Nasional

Menilik Childfree dari 2 Sudut Pandang Berbeda

Kam, 23 Februari 2023 | 19:30 WIB

Menilik Childfree dari 2 Sudut Pandang Berbeda

Childfree merupakan keputusan seseorang atau pasangan untuk tidak memiliki anak atau keturunan. (Foto ilustrasi: NU Online/Freepik)

Jakarta, NU Online

Childfree merupakan keputusan seseorang atau pasangan untuk tidak memiliki anak atau keturunan. Tentunya keputusan ini diambil secara sadar dan tanpa paksaan orang lain, termasuk pasangan itu sendiri.


Wanita yang memilih untuk tidak mempunyai seorang anak atau childfree, masih dianggap tabu oleh masyarakat Indonesia. Hal itu pada akhirnya melahirkan asumsi bahwa memilih childfree di Indonesia tidaklah mudah.


Salah satu responden NU Online, Aiman (bukan nama sebenarnya) beranggapan bahwa konstruksi budaya masyarakat Indonesia menganggap kehadiran anak menjadi simbol keluarga yang harmonis, sehingga anak menjadi nilai, norma, dan aturan sosial yang berlaku bagi pasangan yang sudah terikat dalam pernikahan.


Hal itu tentu berlawanan dengan pilihannya untuk childfree dengan alasan untuk mengurangi eksploitasi dan pencemaran lingkungan atas nama kehidupan manusia. Ini merupakan salah satu argumen populer dalam gerakan childfree.


“Jelas sebagai manusia saya berpikir melihat kondisi sekitar saja, dulu kalau saya naik genteng ke rumah itu atau naik kubah mesjid saya masih bisa melihat sawah, sekarang nggak bisa karena banyak rumah, jalan-jalan semakin macet,” ujar Aiman kepada NU Online, beberapa waktu lalu.


Menurutnya, semakin banyak manusia, maka semakin banyak karbon CO2 yang dikeluarkan, sehingga akan memperburuk perubahan iklim. “Kita tahu bahwa dari berbagai aspek krisis yang terjadi di dunia ini dasarnya itu manusia,” ucapnya.


Jika umumnya masyarakat memandang anak sebagai sumber kebahagiaan dan kehangatan rumah tangga, maka anak bagi Aiman cenderung dipandang sebagai pemicu kecemasan dan ketakutan.


“Punya anak itu baik, bisa membahagiakan.
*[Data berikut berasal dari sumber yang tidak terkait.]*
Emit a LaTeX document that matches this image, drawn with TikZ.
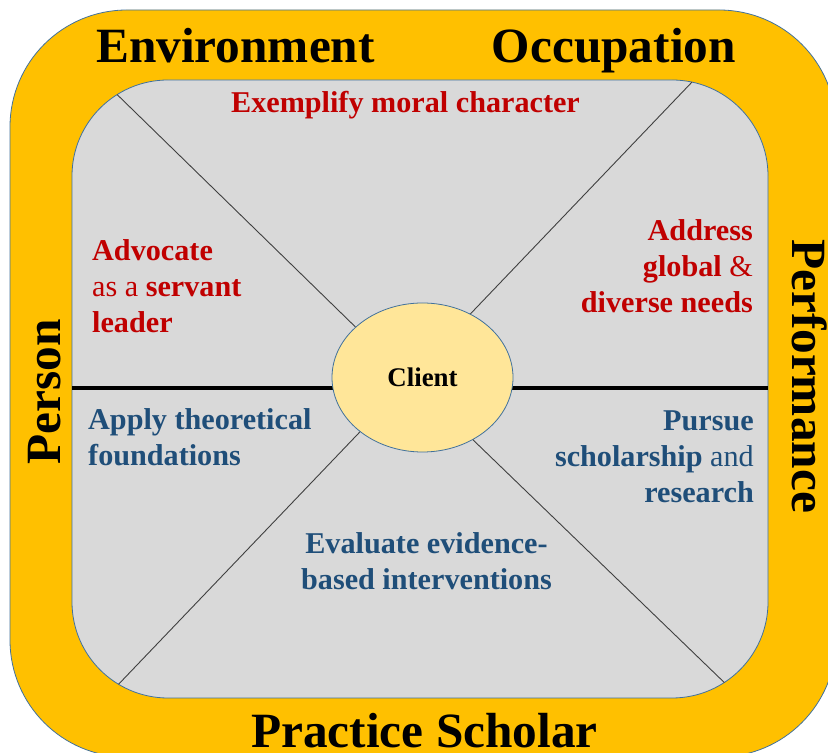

Tapi mencegah kerusakan bukannya harus didahulukan. Sebagaimana kaidah ushul fiqh: Dar'ul mafaasid muqaddamun alaa jalbil mashaalih,” terangnya.


Intinya, tambah dia. memiliki anak atau tidak adalah sebuah pilihan. Setiap manusia pun berhak untuk memilih apa yang terbaik untuk hidupnya. “Maka, sudah seharusnya kita menghargai pilihan sesama manusia,” imbuh Aiman.


Childfree dari sisi psikologi

Jika dilihat dari sisi psikologi, ada dua faktor yang membuat pasangan memilih childfree, yaitu berkaitan dengan nilai-nilai yang dianut dan masalah kesehatan mental.


"Ada banyak faktor yang akhirnya pasangan memilih untuk childfree. Kalau dilihat dari sisi psikologi ada dua, yang pertama itu dilihat dari nilai-nilai yang dianut," ujar Ketua Program Studi Psikologi Universitas Nahdlatul Ulama Indonesia (Unusia) Jakarta, Irma Safitri dalam tayangan Swara NU: Childfre dalam Perspektif Psikologi.


Kemudian faktor psikologi kedua yang membuat pasangan memilih untuk childfree adalah berkaitan dengan masalah kesehatan mental. "Kesehatan mental dalam artian seperti ini, ada individu yang menganggap ketika dia menjadi orang tua, menjadi ayah, menjadi ibu secara mental nggak siap," ungkapnya.


Hal itu, bisa dipengaruhi oleh trauma-trauma masa kecil. Misalnya ketika kecil mengalami trauma kekerasan yang membekas hingga dewasa, dan akhirnya saat dewasa memilih untuk tidak memiliki anak dikarenakan takut jika punya anak kejadiannya akan terulang.


"Kalau untuk di Indonesia sendiri, pasangan yang memilih untuk childfree lebih banyak alasan yang pertama. Tujuan hidupnya bukan untuk memiliki anak, versi bahagianya yang tidak memiliki anak. Ada juga yang karena kesehatan mental, ketika dia menjadi orang tua ditakutkan tidak bisa mendidik dengan baik karena masa kecilnya mengalami trauma," jelasnya.